A new framework for evaluating machine learning in biochemistry and its application for small molecules and peptides
Abstract
We are excited to propose a talk discussing the importance of developing new frameworks for improving the reliability of machine learning evaluation for drug discovery and the risks associated with the traditional approaches. This talk will cover aspects of the work from our lab that have been published as a pre-print or original research article in Bioinformatics that offer innovative solutions to critical challenges in AI for drug discovery, making them highly relevant for this conference. We start by considering the longstanding issue of model generalization to out-of-distribution data in machine learning—a crucial hurdle for advancing scientific discovery, where models must generalize to new molecules. Existing methods for splitting data into training and testing sets, such as temporal, sequence identity, or scaffold-based criteria, offer little guidance on the optimal approach. To overcome this, we developed AU-GOOD, a novel metric that quantifies model performance under increasing dissimilarity between train and test sets. This metric is versatile, applicable to a wide range of biochemical entities, and paired with a new partitioning algorithm for more rigorous model testing. It also allows for estimating future model performance to specific target deployment distributions. Recognizing the wide range of similarity functions used in biochemistry, we propose criteria to guide the selection of the most appropriate metric for partitioning. An additional problem for reliable and robust evaluation is that non-experienced researchers might, inadvertently, fall into malpractices. We explored how to mitigate this problem by automating key steps in the machine learning lifecycle, which has the added benefit of democratizing predictive modeling for experimental scientists, while improving trustworthiness through rigorous reporting and reproducibility. We demonstrate these ideas on the specific task of peptide bioactivity prediction—a vital yet underexplored area in pharmaceutical drug discovery. Overall, this work discusses how to improve the trustworthiness of machine learning property predictions for two different modalities with great pharmaceutical importance: small molecules and peptides; from the lens of automation and robust evaluation of the generalisation capabilities of the models.

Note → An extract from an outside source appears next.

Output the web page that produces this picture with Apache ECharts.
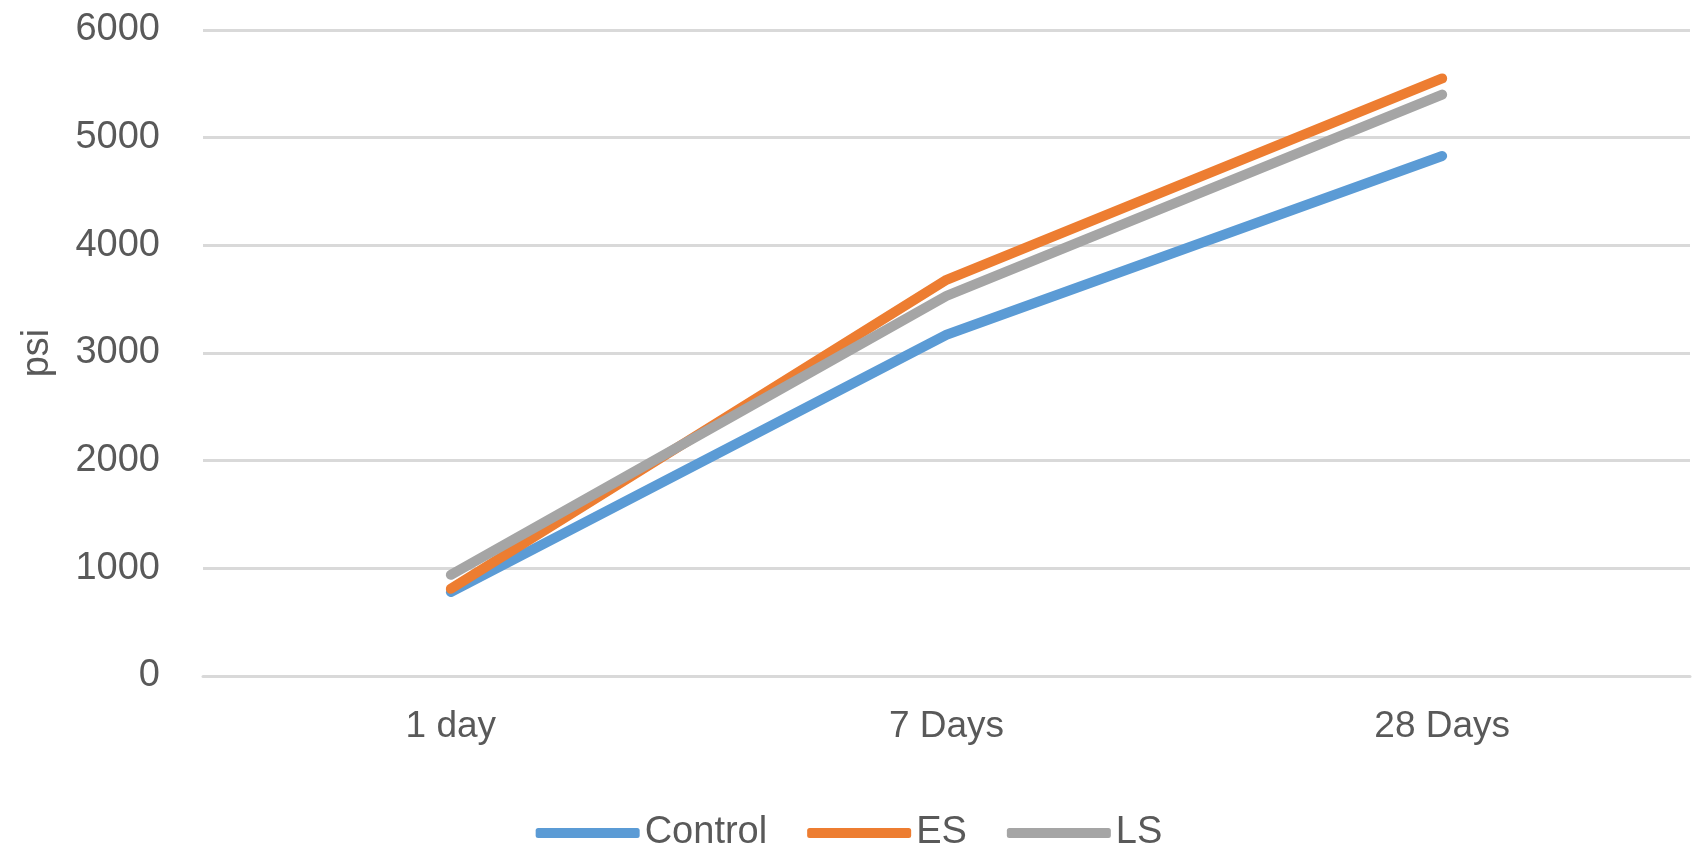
<!DOCTYPE html>
<html>
<head>
<meta charset="utf-8">
<script src="https://cdn.jsdelivr.net/npm/echarts@6/dist/echarts.min.js"></script>
<style>
html,body{margin:0;padding:0;background:#fff;}
#chart{width:1698px;height:849px;}
</style>
</head>
<body>
<div id="chart"></div>
<script>
var categories = ['1 day', '7 Days', '28 Days'];
var control = [780, 3170, 4830];
var es = [810, 3680, 5550];
var ls = [940, 3530, 5400];
var seriesNames = ['Control', 'ES', 'LS'];
var colors = ['#5B9BD5', '#ED7D31', '#A5A5A5'];

var chart = echarts.init(document.getElementById('chart'));
var font = '"Liberation Sans", Arial, sans-serif';
function line(name, data, color) {
  return {
    name: name, type: 'line', data: data,
    symbol: 'none',
    lineStyle: { width: 10, color: color, cap: 'round', join: 'round' },
    itemStyle: { color: color }
  };
}
chart.setOption({
  animation: false,
  color: colors,
  grid: { left: 203, right: 8, top: 30, bottom: 173 },
  legend: {
    left: 'center', top: 809,
    itemWidth: 104, itemHeight: 10, itemGap: 40,
    icon: 'roundRect',
    textStyle: { fontFamily: font, fontSize: 38, color: '#595959' },
    data: seriesNames
  },
  xAxis: {
    type: 'category', data: categories, boundaryGap: true,
    axisLine: { show: true, lineStyle: { color: '#D9D9D9', width: 3 } },
    axisTick: { show: false },
    axisLabel: { fontFamily: font, fontSize: 37, color: '#595959', margin: 32 }
  },
  yAxis: {
    type: 'value', min: 0, max: 6000, interval: 1000,
    name: 'psi', nameLocation: 'middle', nameGap: 146, nameRotate: 90,
    nameTextStyle: { fontFamily: font, fontSize: 38, color: '#595959' },
    axisLine: { show: false }, axisTick: { show: false },
    axisLabel: { fontFamily: font, fontSize: 38, color: '#595959', margin: 43,
      formatter: function (v) { return String(v); } },
    splitLine: { lineStyle: { color: '#D9D9D9', width: 3 } }
  },
  series: [
    line(seriesNames[0], control, colors[0]),
    line(seriesNames[1], es, colors[1]),
    line(seriesNames[2], ls, colors[2])
  ]
});
</script>
</body>
</html>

[1] Fernández-Díaz R, Hoang TL, Lopez V, Shields DC. A new framework for evaluating model out-of-distribution generalisation for the biochemical domain. In Proceedings: The Thirteenth International Conference on Learning Representations. 2025, https://openreview.net/forum?id=qFZnAC4GHR. [2] Fernández-Díaz R, Cossio-Pérez R, Agoni C, Hoang TL, Lopez V, Shields DC. AutoPeptideML: A study on how to build more trustworthy peptide bioactivity predictors. Bioinformatics. 2024 Sep;40(9).